# STATED PROBLEM:
Without the pictures, write out all the lines below exactly as they appear.

━━ INFORMATION SHOWN

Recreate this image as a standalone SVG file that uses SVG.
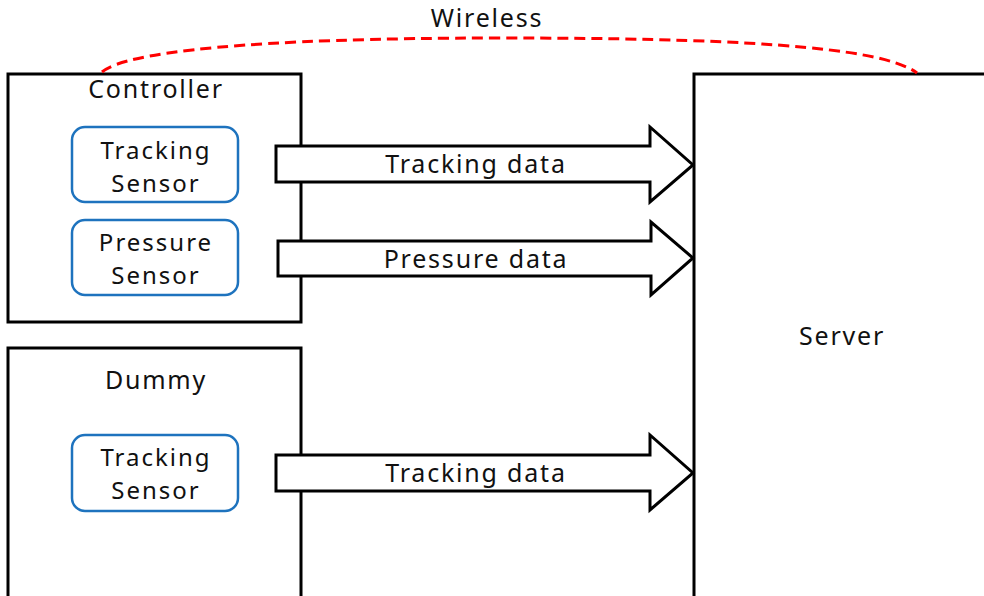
<svg xmlns="http://www.w3.org/2000/svg" width="984" height="596" viewBox="0 0 984 596">
  <style>
    .box { fill: #fff; stroke: #000; stroke-width: 3; }
    .sensor { fill: #fff; stroke: #1E73BE; stroke-width: 2.5; }
    .arrow { fill: #fff; stroke: #000; stroke-width: 3; stroke-linejoin: miter; }
    .wireless { fill: none; stroke: #FF0000; stroke-width: 3; stroke-dasharray: 11 6; }
    text { font-family: "Noto Sans", "Open Sans", "Liberation Sans", sans-serif; fill: #111; text-anchor: middle; font-size: 25px; letter-spacing: 1.8px; }
    .sensor-text { font-size: 24px; letter-spacing: 2px; }
  </style>
  <rect width="984" height="596" fill="#fff"/>

  <g id="controller">
    <rect class="box" x="8" y="74" width="293" height="248"/>
    <text x="156" y="98">Controller</text>
    <g id="controller-tracking-sensor">
      <rect class="sensor" x="72" y="127" width="166" height="75" rx="13"/>
      <text class="sensor-text" x="156" y="159">Tracking</text>
      <text class="sensor-text" x="156" y="192">Sensor</text>
    </g>
    <g id="controller-pressure-sensor">
      <rect class="sensor" x="72" y="220" width="166" height="75" rx="13"/>
      <text class="sensor-text" x="156" y="251">Pressure</text>
      <text class="sensor-text" x="156" y="284">Sensor</text>
    </g>
  </g>

  <g id="dummy">
    <rect class="box" x="8" y="348" width="293" height="260"/>
    <text x="156" y="389">Dummy</text>
    <g id="dummy-tracking-sensor">
      <rect class="sensor" x="72" y="435" width="166" height="76" rx="13"/>
      <text class="sensor-text" x="156" y="466">Tracking</text>
      <text class="sensor-text" x="156" y="499">Sensor</text>
    </g>
  </g>

  <g id="server">
    <rect class="box" x="694" y="74" width="300" height="540"/>
    <text x="842" y="345">Server</text>
  </g>

  <g id="connectors">
    <path class="wireless" d="M102,72 C125,52 250,38 500,38 C720,38 880,45 917,73"/>
    <text x="487" y="27">Wireless</text>

    <path class="arrow" d="M276,146 H650 V127 L693,165 L650,202 V182 H276 Z"/>
    <text x="476" y="173">Tracking data</text>

    <path class="arrow" d="M278,241 H651 V222 L693,258 L651,295 V276 H278 Z"/>
    <text x="476" y="268">Pressure data</text>

    <path class="arrow" d="M276,455 H650 V435 L693,473 L650,510 V491 H276 Z"/>
    <text x="476" y="482">Tracking data</text>
  </g>
</svg>
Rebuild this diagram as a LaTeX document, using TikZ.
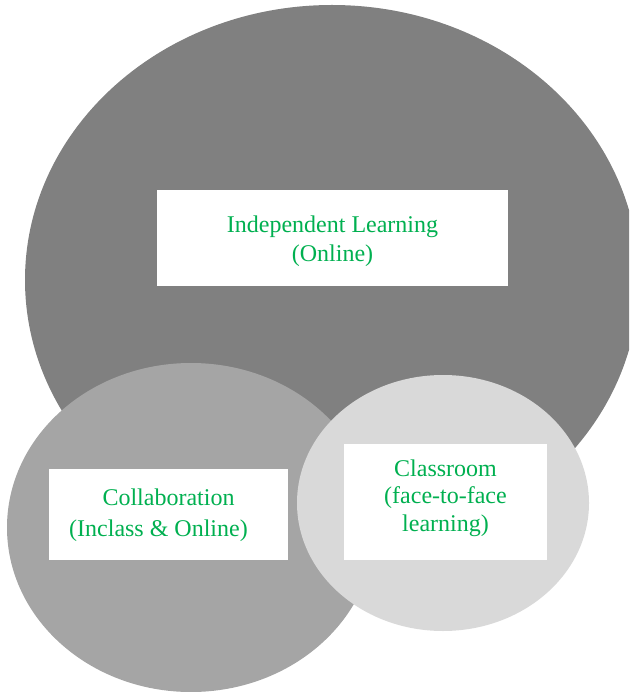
\documentclass[tikz,border=0pt]{standalone}
\usepackage{fontspec}
\setmainfont{Liberation Serif}
\usetikzlibrary{shapes.geometric}
\definecolor{labelgreen}{RGB}{0,176,80}
\definecolor{bigdisc}{RGB}{128,128,128}
\definecolor{middisc}{RGB}{165,165,165}
\definecolor{smalldisc}{RGB}{217,217,217}
\tikzset{
  disc/.style={ellipse, draw=none, inner sep=0pt},
  labelbox/.style={rectangle, fill=white, draw=none, inner sep=0pt},
  caption/.style={inner sep=0pt, align=center, text=labelgreen},
}
\begin{document}
\begin{tikzpicture}[x=1pt, y=-1pt]
  \useasboundingbox (0,0) rectangle (629,692);
  \clip (0,0) rectangle (629,692);
  % overlapping discs, back to front
  \node[disc, fill=bigdisc, minimum width=614pt, minimum height=550pt] (online) at (332,280) {};
  \node[disc, fill=middisc, minimum width=368pt, minimum height=329pt] (collab) at (191,527.5) {};
  \node[disc, fill=smalldisc, minimum width=292pt, minimum height=256pt] (class) at (443,503) {};
  % white caption boxes
  \node[labelbox, minimum width=351pt, minimum height=96pt] (indepbox) at (332.5,238) {};
  \node[labelbox, minimum width=239pt, minimum height=91pt] (collabbox) at (168.5,514.5) {};
  \node[labelbox, minimum width=203pt, minimum height=116pt] (classbox) at (445.5,502) {};
  % captions
  \node[caption, font=\fontsize{24pt}{29pt}\selectfont, yshift=-3pt] (indeptext) at (indepbox)
    {Independent Learning\\(Online)};
  \node[caption, font=\fontsize{24pt}{31pt}\selectfont, yshift=-1pt] (collabtext) at (collabbox)
    {Collaboration\\(Inclass \& Online)\hspace*{20pt}};
  \node[caption, font=\fontsize{24pt}{27.5pt}\selectfont, yshift=4pt] (classtext) at (classbox)
    {Classroom\\(face-to-face\\learning)};
\end{tikzpicture}
\end{document}
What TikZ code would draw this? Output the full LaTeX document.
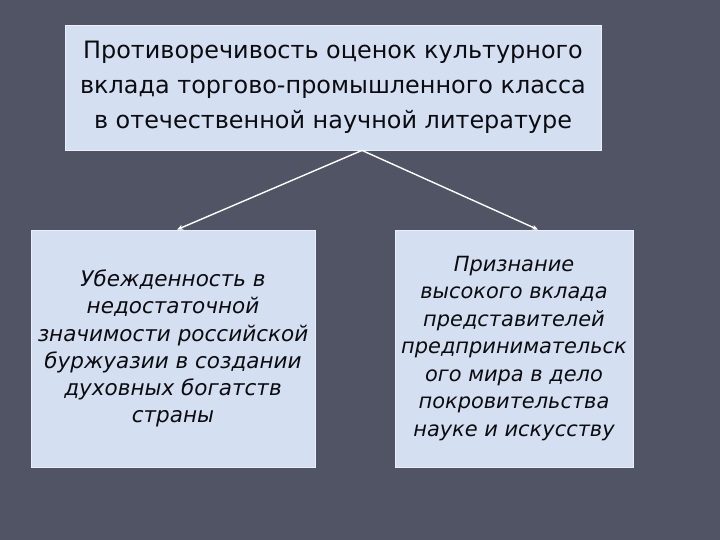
\documentclass[tikz,border=0pt]{standalone}
\usepackage{fontspec}
\setmainfont{DejaVu Sans}
\usetikzlibrary{arrows.meta}
\definecolor{bg}{RGB}{80,84,101}
\definecolor{boxfill}{RGB}{212,224,241}
\definecolor{boxline}{RGB}{235,240,248}
\definecolor{ink}{RGB}{12,12,16}
\tikzset{
  box/.style={draw=boxline, line width=0.8bp, fill=boxfill, text=ink, align=center, inner sep=0pt},
  conn/.style={draw=white, line width=1.4bp, -{Stealth[length=6bp,width=5bp]}}
}
\begin{document}
\begin{tikzpicture}[x=1bp,y=-1bp]
\fill[bg] (0,0) rectangle (720,540);
\useasboundingbox (0,0) rectangle (720,540);
\node[box, minimum width=536bp, minimum height=125bp, font=\fontsize{24}{35}\selectfont] (top) at (333,87.5)
  {Противоречивость оценок культурного\\вклада торгово-промышленного класса\\в отечественной научной литературе};
\node[box, minimum width=284bp, minimum height=237bp, font=\fontsize{21.6}{27.2}\selectfont\itshape] (left) at (173,348.5)
  {Убежденность в\\недостаточной\\значимости российской\\буржуазии в создании\\духовных богатств\\страны};
\node[box, minimum width=238bp, minimum height=237bp, font=\fontsize{21}{27.6}\selectfont\itshape] (right) at (514,348.5)
  {Признание\\высокого вклада\\представителей\\предпринимательск\\ого мира в дело\\покровительства\\науке и искусству};
\coordinate (src) at ([xshift=29bp]top.south);
\draw[conn] (src) -- ([xshift=4bp]left.north);
\draw[conn] (src) -- ([xshift=24bp]right.north);
\end{tikzpicture}
\end{document}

━━━━

# SOLUTION TO THE PROBLEM:
Recreate this image as a standalone SVG file that uses SVG.
<svg xmlns="http://www.w3.org/2000/svg" width="984" height="596" viewBox="0 0 984 596">
  <style>
    .box { fill: #fff; stroke: #000; stroke-width: 3; }
    .sensor { fill: #fff; stroke: #1E73BE; stroke-width: 2.5; }
    .arrow { fill: #fff; stroke: #000; stroke-width: 3; stroke-linejoin: miter; }
    .wireless { fill: none; stroke: #FF0000; stroke-width: 3; stroke-dasharray: 11 6; }
    text { font-family: "Noto Sans", "Open Sans", "Liberation Sans", sans-serif; fill: #111; text-anchor: middle; font-size: 25px; letter-spacing: 1.8px; }
    .sensor-text { font-size: 24px; letter-spacing: 2px; }
  </style>
  <rect width="984" height="596" fill="#fff"/>

  <g id="controller">
    <rect class="box" x="8" y="74" width="293" height="248"/>
    <text x="156" y="98">Controller</text>
    <g id="controller-tracking-sensor">
      <rect class="sensor" x="72" y="127" width="166" height="75" rx="13"/>
      <text class="sensor-text" x="156" y="159">Tracking</text>
      <text class="sensor-text" x="156" y="192">Sensor</text>
    </g>
    <g id="controller-pressure-sensor">
      <rect class="sensor" x="72" y="220" width="166" height="75" rx="13"/>
      <text class="sensor-text" x="156" y="251">Pressure</text>
      <text class="sensor-text" x="156" y="284">Sensor</text>
    </g>
  </g>

  <g id="dummy">
    <rect class="box" x="8" y="348" width="293" height="260"/>
    <text x="156" y="389">Dummy</text>
    <g id="dummy-tracking-sensor">
      <rect class="sensor" x="72" y="435" width="166" height="76" rx="13"/>
      <text class="sensor-text" x="156" y="466">Tracking</text>
      <text class="sensor-text" x="156" y="499">Sensor</text>
    </g>
  </g>

  <g id="server">
    <rect class="box" x="694" y="74" width="300" height="540"/>
    <text x="842" y="345">Server</text>
  </g>

  <g id="connectors">
    <path class="wireless" d="M102,72 C125,52 250,38 500,38 C720,38 880,45 917,73"/>
    <text x="487" y="27">Wireless</text>

    <path class="arrow" d="M276,146 H650 V127 L693,165 L650,202 V182 H276 Z"/>
    <text x="476" y="173">Tracking data</text>

    <path class="arrow" d="M278,241 H651 V222 L693,258 L651,295 V276 H278 Z"/>
    <text x="476" y="268">Pressure data</text>

    <path class="arrow" d="M276,455 H650 V435 L693,473 L650,510 V491 H276 Z"/>
    <text x="476" y="482">Tracking data</text>
  </g>
</svg>
Rebuild this diagram as a LaTeX document, using TikZ.
\documentclass[tikz,border=0pt]{standalone}
\usepackage{fontspec}
\setmainfont{Liberation Serif}
\usetikzlibrary{shapes.geometric}
\definecolor{labelgreen}{RGB}{0,176,80}
\definecolor{bigdisc}{RGB}{128,128,128}
\definecolor{middisc}{RGB}{165,165,165}
\definecolor{smalldisc}{RGB}{217,217,217}
\tikzset{
  disc/.style={ellipse, draw=none, inner sep=0pt},
  labelbox/.style={rectangle, fill=white, draw=none, inner sep=0pt},
  caption/.style={inner sep=0pt, align=center, text=labelgreen},
}
\begin{document}
\begin{tikzpicture}[x=1pt, y=-1pt]
  \useasboundingbox (0,0) rectangle (629,692);
  \clip (0,0) rectangle (629,692);
  % overlapping discs, back to front
  \node[disc, fill=bigdisc, minimum width=614pt, minimum height=550pt] (online) at (332,280) {};
  \node[disc, fill=middisc, minimum width=368pt, minimum height=329pt] (collab) at (191,527.5) {};
  \node[disc, fill=smalldisc, minimum width=292pt, minimum height=256pt] (class) at (443,503) {};
  % white caption boxes
  \node[labelbox, minimum width=351pt, minimum height=96pt] (indepbox) at (332.5,238) {};
  \node[labelbox, minimum width=239pt, minimum height=91pt] (collabbox) at (168.5,514.5) {};
  \node[labelbox, minimum width=203pt, minimum height=116pt] (classbox) at (445.5,502) {};
  % captions
  \node[caption, font=\fontsize{24pt}{29pt}\selectfont, yshift=-3pt] (indeptext) at (indepbox)
    {Independent Learning\\(Online)};
  \node[caption, font=\fontsize{24pt}{31pt}\selectfont, yshift=-1pt] (collabtext) at (collabbox)
    {Collaboration\\(Inclass \& Online)\hspace*{20pt}};
  \node[caption, font=\fontsize{24pt}{27.5pt}\selectfont, yshift=4pt] (classtext) at (classbox)
    {Classroom\\(face-to-face\\learning)};
\end{tikzpicture}
\end{document}
What TikZ code would draw this? Output the full LaTeX document.
\documentclass[tikz,border=0pt]{standalone}
\usepackage{fontspec}
\setmainfont{DejaVu Sans}
\usetikzlibrary{arrows.meta}
\definecolor{bg}{RGB}{80,84,101}
\definecolor{boxfill}{RGB}{212,224,241}
\definecolor{boxline}{RGB}{235,240,248}
\definecolor{ink}{RGB}{12,12,16}
\tikzset{
  box/.style={draw=boxline, line width=0.8bp, fill=boxfill, text=ink, align=center, inner sep=0pt},
  conn/.style={draw=white, line width=1.4bp, -{Stealth[length=6bp,width=5bp]}}
}
\begin{document}
\begin{tikzpicture}[x=1bp,y=-1bp]
\fill[bg] (0,0) rectangle (720,540);
\useasboundingbox (0,0) rectangle (720,540);
\node[box, minimum width=536bp, minimum height=125bp, font=\fontsize{24}{35}\selectfont] (top) at (333,87.5)
  {Противоречивость оценок культурного\\вклада торгово-промышленного класса\\в отечественной научной литературе};
\node[box, minimum width=284bp, minimum height=237bp, font=\fontsize{21.6}{27.2}\selectfont\itshape] (left) at (173,348.5)
  {Убежденность в\\недостаточной\\значимости российской\\буржуазии в создании\\духовных богатств\\страны};
\node[box, minimum width=238bp, minimum height=237bp, font=\fontsize{21}{27.6}\selectfont\itshape] (right) at (514,348.5)
  {Признание\\высокого вклада\\представителей\\предпринимательск\\ого мира в дело\\покровительства\\науке и искусству};
\coordinate (src) at ([xshift=29bp]top.south);
\draw[conn] (src) -- ([xshift=4bp]left.north);
\draw[conn] (src) -- ([xshift=24bp]right.north);
\end{tikzpicture}
\end{document}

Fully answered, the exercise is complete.